Note each line where "diagram" appears, and copy it.

§ **Supplied data**
— BEGIN —

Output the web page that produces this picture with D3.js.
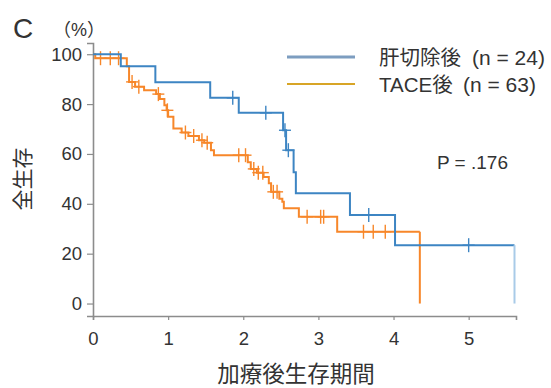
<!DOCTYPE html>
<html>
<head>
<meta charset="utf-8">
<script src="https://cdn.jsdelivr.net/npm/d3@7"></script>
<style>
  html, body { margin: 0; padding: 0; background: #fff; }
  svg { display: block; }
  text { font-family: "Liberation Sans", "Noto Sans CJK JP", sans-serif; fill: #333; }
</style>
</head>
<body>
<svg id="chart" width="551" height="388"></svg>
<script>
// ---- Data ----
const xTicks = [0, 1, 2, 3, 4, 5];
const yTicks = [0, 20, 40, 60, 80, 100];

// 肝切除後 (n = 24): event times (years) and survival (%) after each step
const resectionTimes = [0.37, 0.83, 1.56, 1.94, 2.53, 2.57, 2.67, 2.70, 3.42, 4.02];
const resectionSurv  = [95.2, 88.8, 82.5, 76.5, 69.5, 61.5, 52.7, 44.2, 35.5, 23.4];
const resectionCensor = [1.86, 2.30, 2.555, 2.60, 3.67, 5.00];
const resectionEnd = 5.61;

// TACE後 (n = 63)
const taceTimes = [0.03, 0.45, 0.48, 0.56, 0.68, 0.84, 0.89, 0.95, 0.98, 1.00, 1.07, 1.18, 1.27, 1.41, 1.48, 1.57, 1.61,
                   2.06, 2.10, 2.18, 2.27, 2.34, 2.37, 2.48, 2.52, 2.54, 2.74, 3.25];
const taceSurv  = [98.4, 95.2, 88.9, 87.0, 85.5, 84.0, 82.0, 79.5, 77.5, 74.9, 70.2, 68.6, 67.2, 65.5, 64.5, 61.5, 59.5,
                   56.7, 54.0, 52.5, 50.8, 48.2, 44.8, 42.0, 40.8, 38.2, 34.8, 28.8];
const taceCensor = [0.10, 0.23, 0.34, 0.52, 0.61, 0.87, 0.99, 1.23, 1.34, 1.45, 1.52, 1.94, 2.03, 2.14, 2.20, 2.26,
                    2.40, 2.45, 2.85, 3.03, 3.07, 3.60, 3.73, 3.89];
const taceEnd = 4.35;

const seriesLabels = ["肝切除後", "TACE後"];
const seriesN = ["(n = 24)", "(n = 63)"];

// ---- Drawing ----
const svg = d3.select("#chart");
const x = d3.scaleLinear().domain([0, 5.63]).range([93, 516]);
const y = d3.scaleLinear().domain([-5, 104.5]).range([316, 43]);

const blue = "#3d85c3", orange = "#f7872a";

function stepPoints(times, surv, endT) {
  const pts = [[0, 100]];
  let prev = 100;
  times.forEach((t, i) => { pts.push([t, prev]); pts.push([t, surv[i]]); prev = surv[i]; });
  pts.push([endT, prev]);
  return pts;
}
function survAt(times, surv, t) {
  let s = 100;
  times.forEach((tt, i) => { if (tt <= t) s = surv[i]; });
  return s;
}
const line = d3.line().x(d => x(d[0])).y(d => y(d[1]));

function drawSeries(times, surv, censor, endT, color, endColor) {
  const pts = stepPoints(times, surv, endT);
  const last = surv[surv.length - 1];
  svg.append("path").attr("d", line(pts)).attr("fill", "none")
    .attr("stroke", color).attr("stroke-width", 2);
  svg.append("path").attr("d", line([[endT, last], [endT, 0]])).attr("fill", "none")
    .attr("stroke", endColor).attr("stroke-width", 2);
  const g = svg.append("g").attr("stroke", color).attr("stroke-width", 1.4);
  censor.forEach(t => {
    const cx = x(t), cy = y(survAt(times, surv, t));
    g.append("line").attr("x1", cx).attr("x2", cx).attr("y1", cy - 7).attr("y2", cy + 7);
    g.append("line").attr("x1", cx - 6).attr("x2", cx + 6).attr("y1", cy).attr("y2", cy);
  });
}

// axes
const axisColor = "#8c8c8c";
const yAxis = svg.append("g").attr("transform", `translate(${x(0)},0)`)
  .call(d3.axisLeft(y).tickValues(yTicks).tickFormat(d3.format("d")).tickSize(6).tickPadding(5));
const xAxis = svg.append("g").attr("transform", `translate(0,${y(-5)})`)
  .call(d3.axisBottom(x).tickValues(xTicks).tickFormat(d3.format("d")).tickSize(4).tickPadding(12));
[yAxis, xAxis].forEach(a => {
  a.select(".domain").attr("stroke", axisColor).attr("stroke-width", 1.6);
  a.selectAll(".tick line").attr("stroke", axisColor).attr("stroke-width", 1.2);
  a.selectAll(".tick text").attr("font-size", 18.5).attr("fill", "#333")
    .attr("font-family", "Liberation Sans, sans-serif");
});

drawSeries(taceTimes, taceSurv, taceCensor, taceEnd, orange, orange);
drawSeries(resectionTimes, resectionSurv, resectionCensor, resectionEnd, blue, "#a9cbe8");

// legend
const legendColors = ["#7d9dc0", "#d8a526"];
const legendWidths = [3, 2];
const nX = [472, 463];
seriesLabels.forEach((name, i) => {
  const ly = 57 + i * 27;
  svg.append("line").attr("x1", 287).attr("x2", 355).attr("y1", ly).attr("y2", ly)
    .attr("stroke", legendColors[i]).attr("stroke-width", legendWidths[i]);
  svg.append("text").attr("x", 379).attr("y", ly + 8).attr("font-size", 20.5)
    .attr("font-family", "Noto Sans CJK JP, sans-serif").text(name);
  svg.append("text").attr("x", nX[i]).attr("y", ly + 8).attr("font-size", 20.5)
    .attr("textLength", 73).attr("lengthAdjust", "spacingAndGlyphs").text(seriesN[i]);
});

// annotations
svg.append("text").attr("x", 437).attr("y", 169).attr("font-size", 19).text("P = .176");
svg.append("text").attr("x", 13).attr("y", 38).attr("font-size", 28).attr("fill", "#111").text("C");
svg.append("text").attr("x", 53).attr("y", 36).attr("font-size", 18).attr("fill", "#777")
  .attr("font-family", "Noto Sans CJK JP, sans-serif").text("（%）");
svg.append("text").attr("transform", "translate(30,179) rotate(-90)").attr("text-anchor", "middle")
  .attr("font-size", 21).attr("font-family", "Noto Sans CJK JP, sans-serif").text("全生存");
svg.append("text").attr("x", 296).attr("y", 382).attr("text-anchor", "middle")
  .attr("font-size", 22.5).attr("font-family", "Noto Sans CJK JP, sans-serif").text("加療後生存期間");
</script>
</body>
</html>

— END —
— BEGIN —

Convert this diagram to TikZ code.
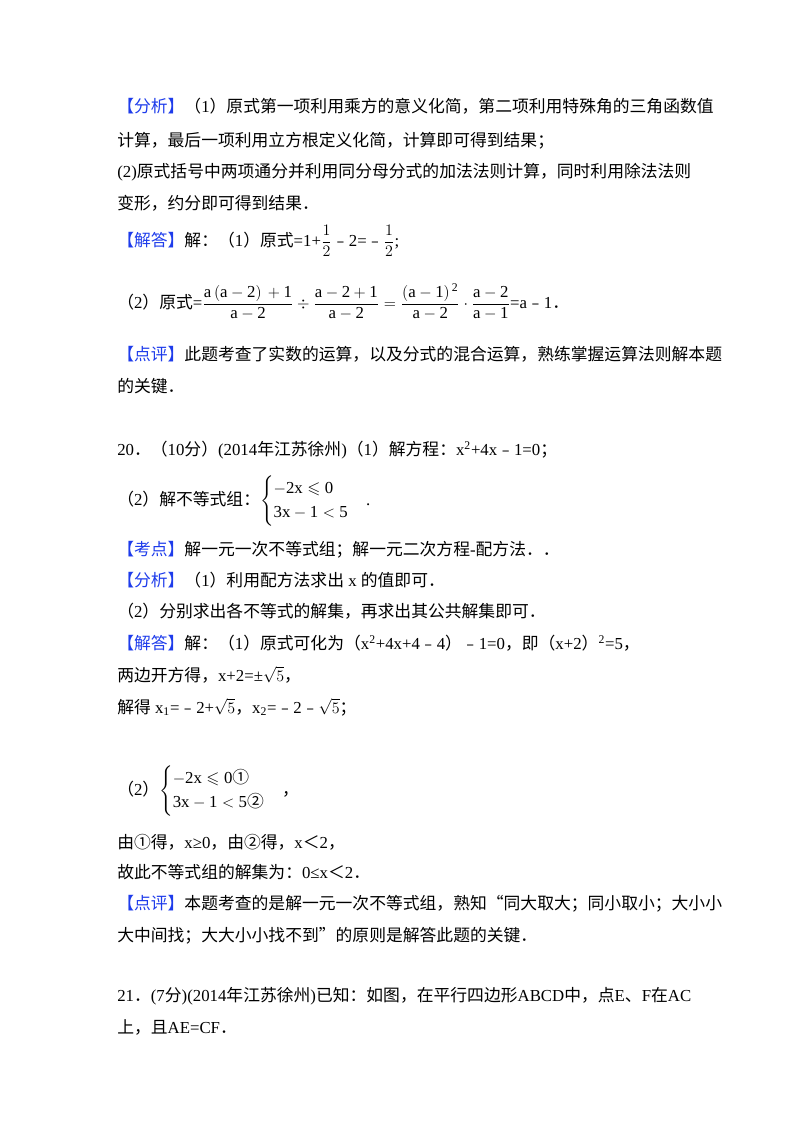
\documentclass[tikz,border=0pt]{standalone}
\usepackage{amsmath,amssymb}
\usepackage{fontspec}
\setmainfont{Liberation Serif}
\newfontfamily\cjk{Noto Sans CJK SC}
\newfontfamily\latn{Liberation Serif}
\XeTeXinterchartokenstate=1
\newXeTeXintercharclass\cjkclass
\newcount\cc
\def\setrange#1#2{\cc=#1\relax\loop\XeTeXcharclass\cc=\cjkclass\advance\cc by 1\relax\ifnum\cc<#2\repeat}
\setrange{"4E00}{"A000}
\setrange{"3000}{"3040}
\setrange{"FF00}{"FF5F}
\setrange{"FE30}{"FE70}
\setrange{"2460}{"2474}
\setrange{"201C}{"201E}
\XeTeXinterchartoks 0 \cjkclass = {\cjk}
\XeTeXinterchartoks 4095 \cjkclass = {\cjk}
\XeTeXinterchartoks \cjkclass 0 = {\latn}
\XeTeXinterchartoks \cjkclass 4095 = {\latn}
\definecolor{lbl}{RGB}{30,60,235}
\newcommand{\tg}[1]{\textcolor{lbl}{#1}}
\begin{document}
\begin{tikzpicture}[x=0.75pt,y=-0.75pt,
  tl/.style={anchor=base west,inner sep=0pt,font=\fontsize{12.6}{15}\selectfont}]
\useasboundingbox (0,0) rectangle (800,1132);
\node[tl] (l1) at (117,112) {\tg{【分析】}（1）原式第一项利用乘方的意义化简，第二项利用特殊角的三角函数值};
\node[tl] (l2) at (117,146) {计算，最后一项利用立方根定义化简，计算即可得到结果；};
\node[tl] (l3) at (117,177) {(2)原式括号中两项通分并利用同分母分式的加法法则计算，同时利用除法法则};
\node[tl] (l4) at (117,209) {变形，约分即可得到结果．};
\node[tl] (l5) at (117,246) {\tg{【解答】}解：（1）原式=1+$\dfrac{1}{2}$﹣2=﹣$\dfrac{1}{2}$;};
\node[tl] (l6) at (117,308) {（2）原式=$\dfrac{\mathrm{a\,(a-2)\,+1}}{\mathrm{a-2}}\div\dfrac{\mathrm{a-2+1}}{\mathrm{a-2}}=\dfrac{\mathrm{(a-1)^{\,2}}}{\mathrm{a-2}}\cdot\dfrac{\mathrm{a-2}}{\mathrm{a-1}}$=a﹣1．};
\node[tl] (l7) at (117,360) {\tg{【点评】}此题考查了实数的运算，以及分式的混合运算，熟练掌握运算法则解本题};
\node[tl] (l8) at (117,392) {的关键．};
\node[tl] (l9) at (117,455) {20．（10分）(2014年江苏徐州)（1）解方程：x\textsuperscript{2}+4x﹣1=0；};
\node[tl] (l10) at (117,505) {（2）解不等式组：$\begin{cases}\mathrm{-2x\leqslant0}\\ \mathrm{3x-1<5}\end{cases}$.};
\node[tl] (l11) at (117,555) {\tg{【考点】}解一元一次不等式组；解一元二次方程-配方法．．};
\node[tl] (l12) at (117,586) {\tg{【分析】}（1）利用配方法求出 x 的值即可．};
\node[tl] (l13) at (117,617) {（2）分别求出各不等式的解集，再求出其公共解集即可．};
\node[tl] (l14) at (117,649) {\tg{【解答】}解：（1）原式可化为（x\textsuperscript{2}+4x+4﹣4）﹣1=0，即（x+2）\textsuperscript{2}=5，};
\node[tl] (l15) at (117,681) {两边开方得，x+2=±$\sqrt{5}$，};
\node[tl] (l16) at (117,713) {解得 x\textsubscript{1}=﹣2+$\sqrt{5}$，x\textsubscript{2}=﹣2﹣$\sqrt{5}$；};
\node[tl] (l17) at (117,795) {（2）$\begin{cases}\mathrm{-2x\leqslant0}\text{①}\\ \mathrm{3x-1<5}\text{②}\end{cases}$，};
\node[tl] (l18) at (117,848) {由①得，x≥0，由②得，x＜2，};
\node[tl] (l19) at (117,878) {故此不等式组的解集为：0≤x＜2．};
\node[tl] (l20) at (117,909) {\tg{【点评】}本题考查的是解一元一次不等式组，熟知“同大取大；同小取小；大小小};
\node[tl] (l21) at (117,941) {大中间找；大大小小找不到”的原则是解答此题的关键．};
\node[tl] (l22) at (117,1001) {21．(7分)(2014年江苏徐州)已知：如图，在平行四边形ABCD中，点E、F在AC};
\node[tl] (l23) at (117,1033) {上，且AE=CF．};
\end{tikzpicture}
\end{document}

— END —
— BEGIN —

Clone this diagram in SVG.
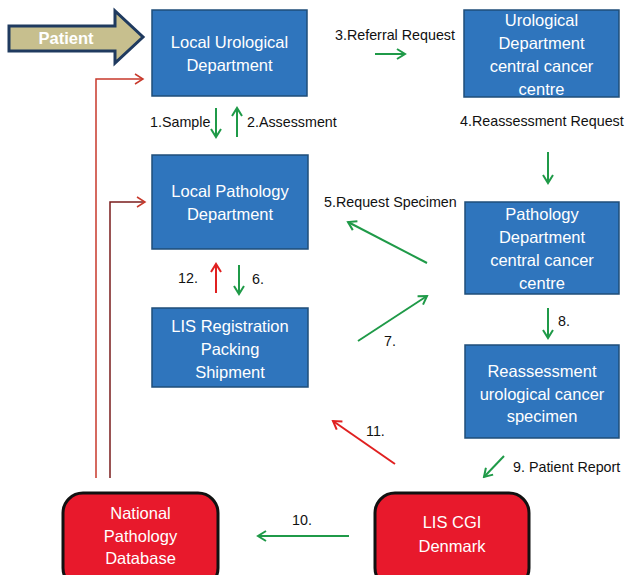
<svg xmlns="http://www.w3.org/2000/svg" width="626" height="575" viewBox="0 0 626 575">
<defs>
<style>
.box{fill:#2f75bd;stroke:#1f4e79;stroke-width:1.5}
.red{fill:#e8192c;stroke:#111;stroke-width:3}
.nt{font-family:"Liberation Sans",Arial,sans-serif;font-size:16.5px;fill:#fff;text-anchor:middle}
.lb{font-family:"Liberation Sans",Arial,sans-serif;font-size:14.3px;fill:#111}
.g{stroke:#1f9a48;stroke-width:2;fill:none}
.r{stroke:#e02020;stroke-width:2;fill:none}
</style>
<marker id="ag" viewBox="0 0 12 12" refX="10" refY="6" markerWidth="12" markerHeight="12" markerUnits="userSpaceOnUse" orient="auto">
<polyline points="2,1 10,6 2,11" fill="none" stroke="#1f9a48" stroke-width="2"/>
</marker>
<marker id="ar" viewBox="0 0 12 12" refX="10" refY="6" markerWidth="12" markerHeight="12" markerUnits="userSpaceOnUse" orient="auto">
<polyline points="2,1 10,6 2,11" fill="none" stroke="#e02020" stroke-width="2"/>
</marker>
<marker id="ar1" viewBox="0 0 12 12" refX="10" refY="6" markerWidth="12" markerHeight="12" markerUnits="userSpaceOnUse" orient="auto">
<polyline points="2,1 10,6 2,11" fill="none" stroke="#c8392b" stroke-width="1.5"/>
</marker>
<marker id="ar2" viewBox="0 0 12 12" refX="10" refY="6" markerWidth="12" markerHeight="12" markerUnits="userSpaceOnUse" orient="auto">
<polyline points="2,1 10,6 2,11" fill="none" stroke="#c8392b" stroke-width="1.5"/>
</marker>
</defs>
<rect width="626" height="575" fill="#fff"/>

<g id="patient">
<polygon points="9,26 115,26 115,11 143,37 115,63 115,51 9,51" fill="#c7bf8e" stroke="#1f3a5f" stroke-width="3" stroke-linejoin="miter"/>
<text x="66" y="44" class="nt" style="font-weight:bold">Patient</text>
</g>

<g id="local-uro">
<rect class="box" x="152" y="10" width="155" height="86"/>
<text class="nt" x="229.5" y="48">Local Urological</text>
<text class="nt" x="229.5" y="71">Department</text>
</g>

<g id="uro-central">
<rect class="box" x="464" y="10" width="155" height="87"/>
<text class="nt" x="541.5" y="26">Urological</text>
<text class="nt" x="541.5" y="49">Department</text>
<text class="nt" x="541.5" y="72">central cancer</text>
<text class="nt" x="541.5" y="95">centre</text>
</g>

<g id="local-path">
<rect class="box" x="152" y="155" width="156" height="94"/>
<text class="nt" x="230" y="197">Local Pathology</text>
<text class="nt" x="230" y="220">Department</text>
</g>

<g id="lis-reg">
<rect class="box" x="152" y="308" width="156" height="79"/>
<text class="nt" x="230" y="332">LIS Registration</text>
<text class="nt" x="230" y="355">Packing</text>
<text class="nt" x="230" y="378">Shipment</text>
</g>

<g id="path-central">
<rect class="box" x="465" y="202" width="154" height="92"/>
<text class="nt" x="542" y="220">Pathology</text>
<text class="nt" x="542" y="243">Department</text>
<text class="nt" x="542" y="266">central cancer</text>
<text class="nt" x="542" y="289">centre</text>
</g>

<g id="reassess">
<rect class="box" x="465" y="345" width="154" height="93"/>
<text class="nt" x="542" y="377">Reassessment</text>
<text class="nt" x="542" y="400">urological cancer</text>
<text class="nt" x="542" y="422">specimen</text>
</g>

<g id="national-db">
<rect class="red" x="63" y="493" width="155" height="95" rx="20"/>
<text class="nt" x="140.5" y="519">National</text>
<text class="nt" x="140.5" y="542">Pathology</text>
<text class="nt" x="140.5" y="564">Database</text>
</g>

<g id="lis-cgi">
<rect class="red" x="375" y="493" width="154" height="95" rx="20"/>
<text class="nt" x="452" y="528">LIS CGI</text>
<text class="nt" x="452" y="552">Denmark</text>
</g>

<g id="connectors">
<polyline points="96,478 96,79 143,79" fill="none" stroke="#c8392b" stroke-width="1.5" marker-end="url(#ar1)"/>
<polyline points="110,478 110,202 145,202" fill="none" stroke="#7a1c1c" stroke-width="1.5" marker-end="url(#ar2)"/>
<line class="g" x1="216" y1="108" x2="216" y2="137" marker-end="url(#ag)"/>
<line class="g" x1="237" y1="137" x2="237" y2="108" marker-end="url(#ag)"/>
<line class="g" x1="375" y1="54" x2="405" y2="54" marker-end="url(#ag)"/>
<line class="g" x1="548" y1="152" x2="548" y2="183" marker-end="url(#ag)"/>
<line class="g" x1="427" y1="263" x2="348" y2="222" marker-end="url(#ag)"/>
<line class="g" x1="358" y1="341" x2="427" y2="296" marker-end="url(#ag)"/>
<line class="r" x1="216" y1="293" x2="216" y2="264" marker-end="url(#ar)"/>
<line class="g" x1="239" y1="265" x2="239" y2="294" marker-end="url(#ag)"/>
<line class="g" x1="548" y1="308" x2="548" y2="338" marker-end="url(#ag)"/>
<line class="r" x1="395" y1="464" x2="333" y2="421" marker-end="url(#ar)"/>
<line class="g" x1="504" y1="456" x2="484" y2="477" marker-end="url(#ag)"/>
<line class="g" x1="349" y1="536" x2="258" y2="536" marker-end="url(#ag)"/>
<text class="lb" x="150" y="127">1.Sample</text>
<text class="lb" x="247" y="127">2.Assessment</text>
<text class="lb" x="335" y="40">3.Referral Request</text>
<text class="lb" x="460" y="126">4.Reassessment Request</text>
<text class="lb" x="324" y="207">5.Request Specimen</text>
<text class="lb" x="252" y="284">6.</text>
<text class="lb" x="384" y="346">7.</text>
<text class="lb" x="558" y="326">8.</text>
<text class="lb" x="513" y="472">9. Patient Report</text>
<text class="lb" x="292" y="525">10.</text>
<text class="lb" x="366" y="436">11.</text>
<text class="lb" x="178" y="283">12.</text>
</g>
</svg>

— END —

§ **Right answer**
Convert this diagram to TikZ code.
Clone this diagram in SVG.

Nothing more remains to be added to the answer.